Does the system provide the user with different options as to the personalized content they receive? Partial Notification control is good. Ads control is poor. Data control is very partial.
Does the system provide the user with opt-in and opt-out options (e.g. for data collection)? Partial Complicated. Users have to control each option in separation.
If applicable, can the user adjust frequency and timing of personalized content? Partial. Is not supported for some content.
Does the user have a say in which data or models are used for personalization? Partial Users cannot fully understand the connection between data and personalization.
Does the system encourage the user to give feedback and express their opinion about the personalization mechanisms used (type, frequency, duration, etc.)? No Feedback is not strongly encouraged.
Table 2: Preliminary Checklist Application to Facebook

To perform a preliminary comparison between the different sites and between the different sections of the checklist for each site, we also compute the percentage of ”Yes” and ”Partial” replies for each checklist section, when a ”Partial” reply is weighted as 50% positive. Namely, for each checklist question, we give a ”Yes” reply a value of 1 and a ”Partial” reply a value of 0.5. We then sum these values for each section and divide it by the total number of questions in the corresponding section. This computation, while being limited and potentially biased due to the subjective filling of the checklist by the research team, may offer comparative information about the different sites and between the different checklist sections. Figure 1 presents the result of this comparison. We further discuss these results in the next section.

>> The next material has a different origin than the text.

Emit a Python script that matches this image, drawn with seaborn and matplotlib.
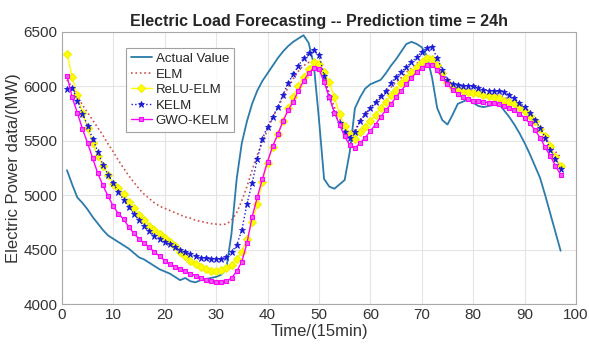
"""
Electric Load Forecasting -- Prediction time = 24h
"""

import pandas as pd
import numpy as np
import matplotlib
matplotlib.use('Agg')
import matplotlib.pyplot as plt
import seaborn as sns

# ============================================================================
# DATA
# ============================================================================

time_steps = list(range(1, 98))

actual = [5230, 5100, 4980, 4930, 4870, 4800, 4740, 4680, 4630, 4600,
          4570, 4540, 4510, 4470, 4430, 4410, 4380, 4350, 4320, 4300,
          4280, 4250, 4220, 4240, 4210, 4200, 4220, 4230, 4240, 4250,
          4270, 4330, 4650, 5150, 5480, 5680, 5840, 5960, 6050, 6120,
          6190, 6260, 6320, 6370, 6410, 6440, 6470, 6400, 6200, 5700,
          5150, 5080, 5060, 5100, 5140, 5400, 5800, 5900, 5980, 6020,
          6040, 6060, 6120, 6190, 6250, 6320, 6390, 6410, 6390, 6360,
          6280, 6080, 5800, 5690, 5650, 5740, 5840, 5860, 5880, 5850,
          5820, 5810, 5820, 5830, 5840, 5780, 5720, 5650, 5570, 5480,
          5380, 5270, 5160, 5000, 4830, 4660, 4490]

elm = [6060, 5990, 5910, 5830, 5760, 5690, 5620, 5550, 5470, 5400,
       5320, 5250, 5180, 5120, 5060, 5010, 4970, 4930, 4900, 4880,
       4860, 4840, 4820, 4800, 4790, 4770, 4760, 4750, 4740, 4735,
       4730, 4735, 4770, 4840, 4950, 5080, 5230, 5370, 5490, 5600,
       5710, 5810, 5900, 5990, 6070, 6140, 6190, 6220, 6230, 6200,
       6080, 5940, 5810, 5700, 5620, 5570, 5600, 5680, 5750, 5800,
       5850, 5890, 5940, 5990, 6040, 6080, 6130, 6170, 6210, 6240,
       6260, 6260, 6200, 6120, 6050, 6000, 5980, 5970, 5960, 5955,
       5950, 5940, 5930, 5920, 5910, 5900, 5880, 5860, 5830, 5790,
       5740, 5680, 5610, 5540, 5460, 5400, 5350]

relu_elm = [6300, 6090, 5920, 5760, 5620, 5480, 5360, 5270, 5190, 5100,
            5070, 5010, 4940, 4880, 4820, 4770, 4720, 4680, 4640, 4610,
            4570, 4530, 4480, 4440, 4400, 4370, 4340, 4320, 4305, 4300,
            4310, 4330, 4360, 4410, 4480, 4600, 4750, 4920, 5120, 5300,
            5440, 5560, 5680, 5800, 5900, 6000, 6090, 6160, 6220, 6210,
            6130, 6040, 5900, 5750, 5640, 5560, 5520, 5580, 5630, 5680,
            5740, 5800, 5860, 5920, 5970, 6030, 6080, 6130, 6180, 6220,
            6260, 6250, 6200, 6120, 6040, 5990, 5970, 5960, 5950, 5940,
            5935, 5920, 5910, 5900, 5890, 5870, 5860, 5845, 5810, 5770,
            5730, 5680, 5610, 5540, 5450, 5350, 5270]

kelm = [5980, 5990, 5870, 5750, 5640, 5520, 5400, 5280, 5190, 5110,
        5030, 4960, 4890, 4830, 4770, 4720, 4670, 4630, 4600, 4570,
        4550, 4520, 4500, 4480, 4460, 4440, 4425, 4420, 4415, 4410,
        4415, 4430, 4480, 4540, 4680, 4920, 5110, 5330, 5520, 5630,
        5720, 5810, 5920, 6030, 6110, 6190, 6260, 6310, 6330, 6290,
        6100, 5900, 5760, 5660, 5580, 5530, 5580, 5680, 5750, 5800,
        5860, 5910, 5960, 6030, 6090, 6130, 6180, 6220, 6270, 6320,
        6350, 6360, 6260, 6150, 6060, 6020, 6010, 6005, 6000, 6000,
        5990, 5970, 5960, 5955, 5955, 5950, 5920, 5890, 5850, 5810,
        5760, 5690, 5620, 5530, 5420, 5330, 5240]

gwo_kelm = [6100, 5900, 5760, 5610, 5480, 5340, 5200, 5090, 4990, 4900,
            4830, 4780, 4710, 4650, 4600, 4560, 4520, 4480, 4440, 4400,
            4370, 4340, 4320, 4300, 4280, 4260, 4240, 4220, 4210, 4200,
            4200, 4210, 4240, 4300, 4390, 4560, 4800, 4980, 5150, 5310,
            5450, 5560, 5680, 5780, 5860, 5960, 6050, 6120, 6170, 6160,
            6040, 5900, 5760, 5650, 5540, 5460, 5430, 5480, 5530, 5590,
            5650, 5720, 5780, 5840, 5900, 5960, 6020, 6080, 6130, 6170,
            6200, 6200, 6150, 6080, 6020, 5970, 5930, 5900, 5880, 5870,
            5865, 5860, 5850, 5845, 5835, 5820, 5800, 5780, 5750, 5710,
            5660, 5600, 5530, 5440, 5360, 5270, 5190]

series_names = ['Actual Value', 'ELM', 'ReLU-ELM', 'KELM', 'GWO-KELM']

df = pd.DataFrame({'t': time_steps,
                   'Actual Value': actual,
                   'ELM': elm,
                   'ReLU-ELM': relu_elm,
                   'KELM': kelm,
                   'GWO-KELM': gwo_kelm})

# ============================================================================
# PLOT
# ============================================================================

sns.set_style("whitegrid")
plt.rcParams['font.family'] = ['Liberation Sans', 'DejaVu Sans']

fig = plt.figure(figsize=(5.89, 3.44), dpi=100)
ax = fig.add_axes([0.105, 0.116, 0.873, 0.791])

styles = {
    'Actual Value': dict(color='#2b7bab', linestyle='-', linewidth=1.3),
    'ELM': dict(color='#d0504a', linestyle=':', linewidth=1.2),
    'ReLU-ELM': dict(color='#ffff00', linestyle='-', linewidth=1.0,
                     marker='D', markersize=3.8, markeredgecolor='#f0f000',
                     markeredgewidth=0.8),
    'KELM': dict(color='#1a1ad8', linestyle=':', linewidth=1.0,
                 marker='*', markersize=5, markeredgecolor='#1a1ad8',
                 markeredgewidth=0.6),
    'GWO-KELM': dict(color='#ff00ff', linestyle='-', linewidth=1.0,
                     marker='s', markersize=3.4, markerfacecolor='#e860e8',
                     markeredgecolor='#ff00ff', markeredgewidth=0.8),
}

# seaborn draws each series through matplotlib's line API
for name in series_names:
    sns.lineplot(data=df, x='t', y=name, ax=ax, label=name, **styles[name])

ax.set_xlim(0, 100)
ax.set_ylim(4000, 6500)
ax.set_xticks(np.arange(0, 101, 10))
ax.set_yticks(np.arange(4000, 6501, 500))
ax.tick_params(labelsize=11, colors='#333333', length=0, pad=3)
ax.grid(True, color='#e4e4e4', linewidth=0.8)
for s in ax.spines.values():
    s.set_color('#a8a8a8')
    s.set_linewidth(0.8)

ax.set_xlabel('Time/(15min)', fontsize=12, color='#333333', labelpad=1)
ax.set_ylabel('Electric Power data/(MW)', fontsize=12, color='#333333', labelpad=2)
ax.set_title('Electric Load Forecasting -- Prediction time = 24h',
             fontsize=11.5, fontweight='bold', pad=4)

leg = ax.legend(loc='upper left', bbox_to_anchor=(0.112, 0.965), fontsize=9.5,
                frameon=True, fancybox=False, handlelength=1.6,
                handletextpad=0.3, borderpad=0.35, labelspacing=0.25)
leg.get_frame().set_edgecolor('#8a8a8a')
leg.get_frame().set_linewidth(0.8)

plt.savefig('out.png', dpi=100)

Figure 1: Preliminary checklist, online sites: Y-axis is the percentage of positive and partial replies in each checklist section

5 Discussion

The major advantage of the transparency checklist is that it helps system designers understand where they are strong on transparency and where improvements are needed. Looking at Figure 1 and the online systems we have examined from the designer perspective, we notice that they primarily focus on realizing transparency in the ”Input” category, i.e. with regard to data collection and the handling of user data. They are particularly weak in providing information about why and how models bring about certain personalization (”Processing”). They also lack participatory elements such as offering the user different options of personalization or allowing the user to supply feedback to the system (”Control”).

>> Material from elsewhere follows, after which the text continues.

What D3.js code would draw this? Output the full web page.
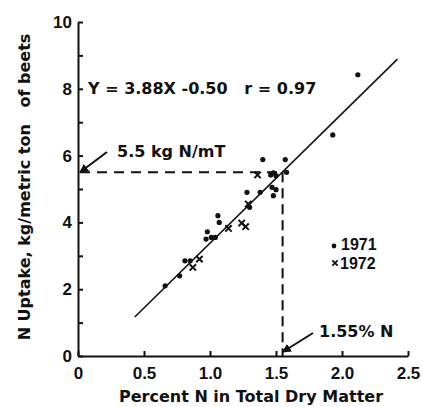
<!DOCTYPE html>
<html>
<head>
<meta charset="utf-8">
<script src="https://cdn.jsdelivr.net/npm/d3@7"></script>
<style>
  body { margin: 0; background: #fff; }
  #chart { width: 422px; height: 407px; }
  text { font-family: "DejaVu Sans", sans-serif; font-weight: bold; fill: #111; }
  .axis path, .axis line { stroke: #111; stroke-width: 2; }
  .axis text { font-family: "Liberation Sans", Arial, sans-serif; font-size: 17px; }
  .legend { font-family: "Liberation Sans", Arial, sans-serif; font-size: 16px; }
</style>
</head>
<body>
<div id="chart"></div>
<script>
// 1971 samples (dots)
const dots1971 = [
  [0.66, 2.1], [0.77, 2.4], [0.81, 2.85], [0.85, 2.85], [0.97, 3.5], [0.98, 3.72],
  [1.01, 3.55], [1.04, 3.55], [1.06, 4.2], [1.07, 4.0], [1.28, 4.9], [1.30, 4.45],
  [1.38, 4.9], [1.40, 5.88], [1.46, 5.42], [1.48, 5.48], [1.50, 5.4], [1.47, 5.05],
  [1.50, 4.98], [1.48, 4.8], [1.57, 5.88], [1.58, 5.5], [1.93, 6.62], [2.12, 8.42]
];
// 1972 samples (crosses)
const crosses1972 = [
  [0.87, 2.65], [0.92, 2.9], [1.14, 3.82], [1.24, 3.98], [1.27, 3.87], [1.29, 4.55], [1.36, 5.42]
];
const xTicks = [0, 0.5, 1.0, 1.5, 2.0, 2.5];
const yTicks = [0, 1, 2, 3, 4, 5, 6, 7, 8, 9, 10];
const yLabels = ["0", "", "2", "", "4", "", "6", "", "8", "", "10"];
const fitRange = [0.43, 2.42];   // regression Y = 3.88X - 0.50
const slope = 3.88, intercept = -0.50;
const target = {x: 1.55, y: 5.5};

const width = 422, height = 407;
const margin = {top: 22, left: 78, right: 14, bottom: 51};

const svg = d3.select("#chart").append("svg")
    .attr("width", width)
    .attr("height", height);

const x = d3.scaleLinear().domain([0, 2.5]).range([margin.left, width - margin.right]);
const y = d3.scaleLinear().domain([0, 10]).range([height - margin.bottom, margin.top]);

svg.append("g")
    .attr("class", "axis")
    .attr("transform", `translate(0,${y(0)})`)
    .call(d3.axisBottom(x).tickValues(xTicks).tickSize(-5).tickSizeOuter(0).tickPadding(11)
        .tickFormat(d => d === 0 ? "0" : d3.format(".1f")(d)));

svg.append("g")
    .attr("class", "axis")
    .attr("transform", `translate(${x(0)},0)`)
    .call(d3.axisLeft(y).tickValues(yTicks).tickSize(-5).tickSizeOuter(0).tickPadding(6)
        .tickFormat((d, i) => yLabels[i]));

// dashed guide lines
svg.append("path")
    .attr("d", `M${x(0) + 2},${y(target.y)}H${x(target.x)}`)
    .attr("stroke", "#111").attr("stroke-width", 2).attr("stroke-dasharray", "10,7").attr("fill", "none");
svg.append("path")
    .attr("d", `M${x(target.x)},${y(target.y)}V${y(0)}`)
    .attr("stroke", "#111").attr("stroke-width", 2).attr("stroke-dasharray", "10,6").attr("fill", "none");

// regression line
svg.append("line")
    .attr("x1", x(fitRange[0])).attr("y1", y(slope * fitRange[0] + intercept))
    .attr("x2", x(fitRange[1])).attr("y2", y(slope * fitRange[1] + intercept))
    .attr("stroke", "#111").attr("stroke-width", 1.6);

svg.selectAll(".dot")
    .data(dots1971)
    .enter()
    .append("circle")
        .attr("class", "dot")
        .attr("cx", d => x(d[0]))
        .attr("cy", d => y(d[1]))
        .attr("r", 2.6)
        .attr("fill", "#111");

const cross = d3.symbol().type(d3.symbolX).size(28);
svg.selectAll(".cross")
    .data(crosses1972)
    .enter()
    .append("path")
        .attr("class", "cross")
        .attr("transform", d => `translate(${x(d[0])},${y(d[1])})`)
        .attr("d", cross)
        .attr("stroke", "#111").attr("stroke-width", 2).attr("fill", "none");

// arrows
svg.append("defs").append("marker")
    .attr("id", "head")
    .attr("viewBox", "0 0 10 10")
    .attr("refX", 9).attr("refY", 5)
    .attr("markerWidth", 9).attr("markerHeight", 9)
    .attr("markerUnits", "userSpaceOnUse")
    .attr("orient", "auto")
  .append("path")
    .attr("d", "M0,0L10,5L0,10Z")
    .attr("fill", "#111");

svg.append("line")
    .attr("x1", 107).attr("y1", 152)
    .attr("x2", x(0) + 2).attr("y2", y(target.y))
    .attr("stroke", "#111").attr("stroke-width", 2).attr("marker-end", "url(#head)");
svg.append("line")
    .attr("x1", 313).attr("y1", 333)
    .attr("x2", x(target.x)).attr("y2", y(0) - 4)
    .attr("stroke", "#111").attr("stroke-width", 2).attr("marker-end", "url(#head)");

// annotations
svg.append("text").attr("x", 88).attr("y", 94).style("font-size", "16px")
    .attr("xml:space", "preserve")
    .text("Y = 3.88X -0.50   r = 0.97");
svg.append("text").attr("x", 117).attr("y", 157).style("font-size", "16px")
    .text("5.5 kg N/mT");
svg.append("text").attr("x", 319).attr("y", 337).style("font-size", "16px")
    .text("1.55% N");

// legend
svg.append("circle").attr("cx", 334).attr("cy", 246).attr("r", 2.4).attr("fill", "#111");
svg.append("text").attr("class", "legend").attr("x", 341).attr("y", 250).text("1971");
svg.append("path").attr("transform", "translate(335,263)").attr("d", d3.symbol().type(d3.symbolX).size(20))
    .attr("stroke", "#111").attr("stroke-width", 1.8).attr("fill", "none");
svg.append("text").attr("class", "legend").attr("x", 340).attr("y", 269).text("1972");

// axis titles
svg.append("text")
    .attr("x", 251).attr("y", 402)
    .attr("text-anchor", "middle")
    .style("font-size", "16px")
    .text("Percent N in Total Dry Matter");

svg.append("text")
    .attr("transform", "translate(30,187) rotate(-90)")
    .attr("text-anchor", "middle")
    .attr("xml:space", "preserve")
    .style("font-size", "16px")
    .text("N Uptake, kg/metric ton   of beets");
</script>
</body>
</html>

This trend to follow best practices of data or ”Input” transparency may be attributable to the rise of data protection laws such as the GDPR. System designers so far pay less attention to transparency about the reasoning and underlying logic of personalization. This finding is in line with a recent study on guidelines for human-computer interaction by Amershi et al. [Amershi.2019]. In that study the authors note that ”Guideline 11 - Make clear why the system did what it did - had one of the highest number of violations”. This is a severe shortcoming as ethics and philosophical work on transparency in algorithmic system clearly identify the need to disclose information about how a certain outcome (personalization) emerged. Making processing-related information transparent does not necessarily mean cracking open and looking inside the system, but rather providing meaningful and understandable information about the goals of personalization as well as the factors that contribute to making a personalized recommendation.

We suspect that transparency about the reasoning of a system will gain relevance in the future. In fact, there is an ongoing debate whether the GDPR even provides a legal right to receive an explanation for algorithmic decision-making  [Wachter.2016]. Legal cases in the future will shed light on such questions and eventually, disclosure of why and how a computer model caused a certain outcome may become customary practice.

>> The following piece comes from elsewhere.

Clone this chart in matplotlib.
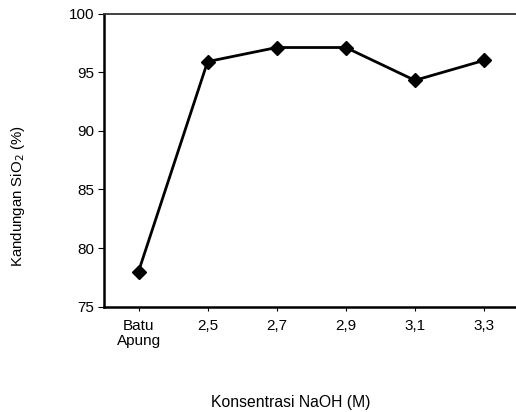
import matplotlib
matplotlib.use("Agg")
import matplotlib.pyplot as plt

plt.rcParams['font.family'] = ['Liberation Sans', 'DejaVu Sans']

categories = ["Batu\nApung", "2,5", "2,7", "2,9", "3,1", "3,3"]
sio2 = [78.0, 95.9, 97.1, 97.1, 94.3, 96.0]

W, H = 516, 412
fig = plt.figure(figsize=(W / 100, H / 100), dpi=100)
ax = fig.add_axes([104 / W, 1 - 306.7 / H, 414.5 / W, 293.2 / H])

x = list(range(len(categories)))
ax.plot(x, sio2, color="black", linewidth=2.0, marker="D", markersize=7)

ax.set_xlim(-0.5, len(categories) - 0.5)
ax.set_ylim(75, 100)
ax.set_yticks([75, 80, 85, 90, 95, 100])
ax.set_xticks(x)
ax.set_xticklabels(categories, fontsize=11, linespacing=1.05)
ax.tick_params(axis="y", labelsize=11, length=4, width=0.8, direction="out", pad=3)
ax.tick_params(axis="x", length=3, width=0.8, direction="out", pad=6)

ax.spines["right"].set_visible(False)
ax.spines["left"].set_linewidth(1.8)
ax.spines["bottom"].set_linewidth(1.8)
ax.spines["top"].set_linewidth(1.3)
ax.spines["top"].set_color("#333333")

fig.text(18 / W, 1 - 196 / H, "Kandungan SiO$_2$ (%)", rotation=90,
         ha="center", va="center", fontsize=10.8)
fig.text(291 / W, 1 - 402 / H, "Konsentrasi NaOH (M)",
         ha="center", va="center", fontsize=11.3)

fig.savefig("out.png", dpi=100)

Literature also points to the need for user control to fulfill transparency  [Simon.2010]. Users should be provided with different options of personalization to align best with their personal goals and increase their autonomy. Our application of the checklist points to significant shortcomings in the realm of ”user control.” As a system designer, having applied the checklist and seen some blind spots, one would now be able to make a deliberate decision about whether to increase user control in one’s own system.

Another advantage of the checklist is that it can be used as an assessment tool, not just internally for self-assessment but also as an openly accessible evaluation of a system’s transparency performance. An online service may commission a ”transparency check” by an independent organization to assess the system’s trustworthiness.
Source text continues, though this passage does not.